Set problem
Repeat the listing that follows, character for character, minus the pictures.

Supplied material
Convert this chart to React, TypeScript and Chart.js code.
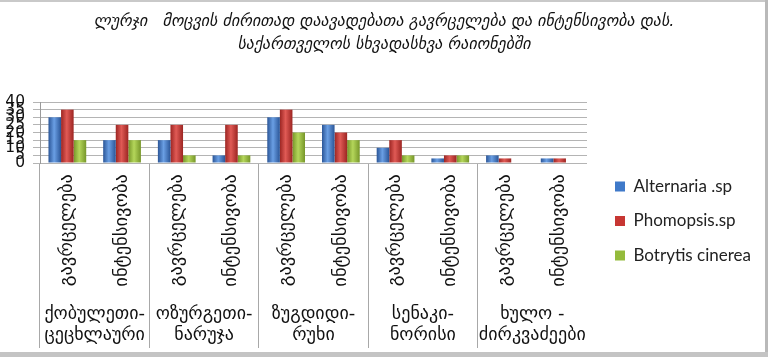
import React, { useEffect, useRef } from 'react';
import { Chart, registerables } from 'chart.js';

Chart.register(...registerables);

// ---- data ----
const titleLines = [
  'ლურჯი   მოცვის ძირითად დაავადებათა გავრცელება და ინტენსივობა დას.',
  'საქართველოს სხვადასხვა რაიონებში',
];
const categories = [
  'გავრცელება', 'ინტენსივობა',
  'გავრცელება', 'ინტენსივობა',
  'გავრცელება', 'ინტენსივობა',
  'გავრცელება', 'ინტენსივობა',
  'გავრცელება', 'ინტენსივობა',
];
const groupLabels = [
  ['ქობულეთი-', 'ცეცხლაური'],
  ['ოზურგეთი-', 'ნარუჯა'],
  ['ზუგდიდი-', 'რუხი'],
  ['სენაკი-', 'ნორისი'],
  ['ხულო -', 'ძირკვაძეები'],
];
const seriesNames = ['Alternaria .sp', 'Phomopsis.sp', 'Botrytis cinerea'];
const alternaria = [30, 15, 15, 5, 30, 25, 10, 3, 5, 3];
const phomopsis = [35, 25, 25, 25, 35, 20, 15, 5, 3, 3];
const botrytis = [15, 15, 5, 5, 20, 15, 5, 5, 0, 0];
const yMin = 0;
const yMax = 40;
const yStep = 5;

// ---- style ----
const baseColors = ['#3f79c9', '#c73633', '#94bb3c'];
const shades = [
  ['#2a5597', '#6a9fe4'],
  ['#9c2522', '#e05a55'],
  ['#769629', '#b4d65a'],
];
const GEO = '"DejaVu Sans", sans-serif';

const tweaks = {
  id: 'tweaks',
  beforeLayout(chart: any) {
    const lg = chart.legend;
    if (lg && !lg.__patched) {
      const orig = lg.fit;
      lg.fit = function () {
        orig.call(this);
        this.width = 181;
      };
      lg.__patched = true;
    }
  },
  beforeDraw(chart: any) {
    const { ctx, width, height } = chart;
    ctx.save();
    ctx.fillStyle = '#ffffff';
    ctx.fillRect(0, 0, width, height);
    ctx.restore();
    const tb = chart.titleBlock;
    if (tb) {
      tb.left = 0;
      tb.right = width;
      tb.width = width;
    }
    const lg = chart.legend;
    if (lg && lg.columnSizes && lg.columnSizes.length) {
      const pad = lg.options.labels.padding;
      const dx = 615 - (lg.left + pad);
      lg.left += dx;
      lg.right += dx;
      const colH = lg.columnSizes[0].height;
      const curY = (lg.top + pad + lg.bottom - colH) / 2;
      const dy = 178 - curY;
      lg.top += dy;
      lg.bottom += dy;
    }
  },
  beforeDatasetsDraw(chart: any) {
    const ctx = chart.ctx;
    chart.data.datasets.forEach((_ds: any, di: number) => {
      const meta = chart.getDatasetMeta(di);
      const [dark, light] = shades[di];
      meta.data.forEach((el: any) => {
        const { x, width } = el.getProps(['x', 'width'], true);
        const g = ctx.createLinearGradient(x - width / 2, 0, x + width / 2, 0);
        g.addColorStop(0, dark);
        g.addColorStop(0.45, light);
        g.addColorStop(1, dark);
        try {
          el.options.backgroundColor = g;
        } catch (e) {
          /* ignore */
        }
      });
    });
  },
  afterDraw(chart: any) {
    const { ctx } = chart;
    ctx.save();
    ctx.fillStyle = '#c9c9c9';
    ctx.fillRect(0, 0, 768, 2);
    ctx.fillStyle = '#b9b9b9';
    ctx.fillRect(765, 0, 3, 357);
    ctx.fillStyle = '#c4c4c4';
    ctx.fillRect(0, 352, 768, 5);
    ctx.restore();
  },
};

export default function App() {
  const ref = useRef<HTMLCanvasElement | null>(null);
  useEffect(() => {
    if (!ref.current) return;
    const chart = new Chart(ref.current, {
      type: 'bar',
      data: {
        labels: categories,
        datasets: [alternaria, phomopsis, botrytis].map((d, i) => ({
          label: seriesNames[i],
          data: d,
          backgroundColor: (c: any) => baseColors[c.datasetIndex],
          borderWidth: 0,
          categoryPercentage: 0.69,
          barPercentage: 1,
          xAxisID: 'x',
        })),
      },
      options: {
        responsive: false,
        animation: false,
        events: [],
        layout: { padding: 0 },
        plugins: {
          title: {
            display: true,
            text: titleLines,
            color: '#111',
            font: { family: GEO, size: 16, style: 'italic', weight: 'normal', lineHeight: '23px' },
            padding: { top: 10.5, bottom: 45.5 },
          },
          legend: {
            display: true,
            position: 'right',
            labels: {
              boxWidth: 10,
              boxHeight: 10,
              padding: 17.5,
              color: '#222',
              font: { family: 'Lato, "Open Sans", sans-serif', size: 17 },
            },
          },
          tooltip: { enabled: false },
        },
        scales: {
          x: {
            type: 'category',
            position: 'bottom',
            offset: true,
            grid: {
              offset: true,
              display: true,
              drawOnChartArea: false,
              drawTicks: true,
              tickLength: 185,
              color: (c: any) => (c.index % 2 === 0 ? '#a8a8a8' : 'rgba(0,0,0,0)'),
              lineWidth: 1,
            },
            border: { display: false },
            ticks: {
              autoSkip: false,
              minRotation: 90,
              maxRotation: 90,
              padding: 11 - 185,
              color: '#111',
              font: { family: GEO, size: 18.5 },
            },
            afterFit: (s: any) => {
              s.height = 135;
            },
          },
          x2: {
            type: 'category',
            position: 'bottom',
            labels: groupLabels as any,
            offset: true,
            grid: { display: false, drawTicks: false },
            border: { display: false },
            ticks: {
              autoSkip: false,
              minRotation: 0,
              maxRotation: 0,
              padding: 6,
              color: '#111',
              font: { family: GEO, size: 18, lineHeight: '21px' },
            },
            afterFit: (s: any) => {
              s.height = 59;
            },
          },
          y: {
            min: yMin,
            max: yMax,
            grid: { color: '#b4b4b4', lineWidth: 1, tickLength: 7 },
            border: { display: true, color: '#9a9a9a' },
            ticks: {
              stepSize: yStep,
              autoSkip: false,
              padding: 8,
              color: '#111',
              font: { family: GEO, size: 15.5 },
            },
            afterFit: (s: any) => {
              s.width = 40;
            },
          },
        },
      } as any,
      plugins: [tweaks],
    });
    return () => chart.destroy();
  }, []);
  return (
    <canvas
      ref={ref}
      width={768}
      height={357}
      style={{ position: 'absolute', left: 0, top: 0, width: 768, height: 357 }}
    />
  );
}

Output below
Convert this chart to React, TypeScript and Chart.js code.
import React, { useEffect, useRef } from 'react';
import { Chart, registerables } from 'chart.js';

Chart.register(...registerables);

// ---- data ----
const titleLines = [
  'ლურჯი   მოცვის ძირითად დაავადებათა გავრცელება და ინტენსივობა დას.',
  'საქართველოს სხვადასხვა რაიონებში',
];
const categories = [
  'გავრცელება', 'ინტენსივობა',
  'გავრცელება', 'ინტენსივობა',
  'გავრცელება', 'ინტენსივობა',
  'გავრცელება', 'ინტენსივობა',
  'გავრცელება', 'ინტენსივობა',
];
const groupLabels = [
  ['ქობულეთი-', 'ცეცხლაური'],
  ['ოზურგეთი-', 'ნარუჯა'],
  ['ზუგდიდი-', 'რუხი'],
  ['სენაკი-', 'ნორისი'],
  ['ხულო -', 'ძირკვაძეები'],
];
const seriesNames = ['Alternaria .sp', 'Phomopsis.sp', 'Botrytis cinerea'];
const alternaria = [30, 15, 15, 5, 30, 25, 10, 3, 5, 3];
const phomopsis = [35, 25, 25, 25, 35, 20, 15, 5, 3, 3];
const botrytis = [15, 15, 5, 5, 20, 15, 5, 5, 0, 0];
const yMin = 0;
const yMax = 40;
const yStep = 5;

// ---- style ----
const baseColors = ['#3f79c9', '#c73633', '#94bb3c'];
const shades = [
  ['#2a5597', '#6a9fe4'],
  ['#9c2522', '#e05a55'],
  ['#769629', '#b4d65a'],
];
const GEO = '"DejaVu Sans", sans-serif';

const tweaks = {
  id: 'tweaks',
  beforeLayout(chart: any) {
    const lg = chart.legend;
    if (lg && !lg.__patched) {
      const orig = lg.fit;
      lg.fit = function () {
        orig.call(this);
        this.width = 181;
      };
      lg.__patched = true;
    }
  },
  beforeDraw(chart: any) {
    const { ctx, width, height } = chart;
    ctx.save();
    ctx.fillStyle = '#ffffff';
    ctx.fillRect(0, 0, width, height);
    ctx.restore();
    const tb = chart.titleBlock;
    if (tb) {
      tb.left = 0;
      tb.right = width;
      tb.width = width;
    }
    const lg = chart.legend;
    if (lg && lg.columnSizes && lg.columnSizes.length) {
      const pad = lg.options.labels.padding;
      const dx = 615 - (lg.left + pad);
      lg.left += dx;
      lg.right += dx;
      const colH = lg.columnSizes[0].height;
      const curY = (lg.top + pad + lg.bottom - colH) / 2;
      const dy = 178 - curY;
      lg.top += dy;
      lg.bottom += dy;
    }
  },
  beforeDatasetsDraw(chart: any) {
    const ctx = chart.ctx;
    chart.data.datasets.forEach((_ds: any, di: number) => {
      const meta = chart.getDatasetMeta(di);
      const [dark, light] = shades[di];
      meta.data.forEach((el: any) => {
        const { x, width } = el.getProps(['x', 'width'], true);
        const g = ctx.createLinearGradient(x - width / 2, 0, x + width / 2, 0);
        g.addColorStop(0, dark);
        g.addColorStop(0.45, light);
        g.addColorStop(1, dark);
        try {
          el.options.backgroundColor = g;
        } catch (e) {
          /* ignore */
        }
      });
    });
  },
  afterDraw(chart: any) {
    const { ctx } = chart;
    ctx.save();
    ctx.fillStyle = '#c9c9c9';
    ctx.fillRect(0, 0, 768, 2);
    ctx.fillStyle = '#b9b9b9';
    ctx.fillRect(765, 0, 3, 357);
    ctx.fillStyle = '#c4c4c4';
    ctx.fillRect(0, 352, 768, 5);
    ctx.restore();
  },
};

export default function App() {
  const ref = useRef<HTMLCanvasElement | null>(null);
  useEffect(() => {
    if (!ref.current) return;
    const chart = new Chart(ref.current, {
      type: 'bar',
      data: {
        labels: categories,
        datasets: [alternaria, phomopsis, botrytis].map((d, i) => ({
          label: seriesNames[i],
          data: d,
          backgroundColor: (c: any) => baseColors[c.datasetIndex],
          borderWidth: 0,
          categoryPercentage: 0.69,
          barPercentage: 1,
          xAxisID: 'x',
        })),
      },
      options: {
        responsive: false,
        animation: false,
        events: [],
        layout: { padding: 0 },
        plugins: {
          title: {
            display: true,
            text: titleLines,
            color: '#111',
            font: { family: GEO, size: 16, style: 'italic', weight: 'normal', lineHeight: '23px' },
            padding: { top: 10.5, bottom: 45.5 },
          },
          legend: {
            display: true,
            position: 'right',
            labels: {
              boxWidth: 10,
              boxHeight: 10,
              padding: 17.5,
              color: '#222',
              font: { family: 'Lato, "Open Sans", sans-serif', size: 17 },
            },
          },
          tooltip: { enabled: false },
        },
        scales: {
          x: {
            type: 'category',
            position: 'bottom',
            offset: true,
            grid: {
              offset: true,
              display: true,
              drawOnChartArea: false,
              drawTicks: true,
              tickLength: 185,
              color: (c: any) => (c.index % 2 === 0 ? '#a8a8a8' : 'rgba(0,0,0,0)'),
              lineWidth: 1,
            },
            border: { display: false },
            ticks: {
              autoSkip: false,
              minRotation: 90,
              maxRotation: 90,
              padding: 11 - 185,
              color: '#111',
              font: { family: GEO, size: 18.5 },
            },
            afterFit: (s: any) => {
              s.height = 135;
            },
          },
          x2: {
            type: 'category',
            position: 'bottom',
            labels: groupLabels as any,
            offset: true,
            grid: { display: false, drawTicks: false },
            border: { display: false },
            ticks: {
              autoSkip: false,
              minRotation: 0,
              maxRotation: 0,
              padding: 6,
              color: '#111',
              font: { family: GEO, size: 18, lineHeight: '21px' },
            },
            afterFit: (s: any) => {
              s.height = 59;
            },
          },
          y: {
            min: yMin,
            max: yMax,
            grid: { color: '#b4b4b4', lineWidth: 1, tickLength: 7 },
            border: { display: true, color: '#9a9a9a' },
            ticks: {
              stepSize: yStep,
              autoSkip: false,
              padding: 8,
              color: '#111',
              font: { family: GEO, size: 15.5 },
            },
            afterFit: (s: any) => {
              s.width = 40;
            },
          },
        },
      } as any,
      plugins: [tweaks],
    });
    return () => chart.destroy();
  }, []);
  return (
    <canvas
      ref={ref}
      width={768}
      height={357}
      style={{ position: 'absolute', left: 0, top: 0, width: 768, height: 357 }}
    />
  );
}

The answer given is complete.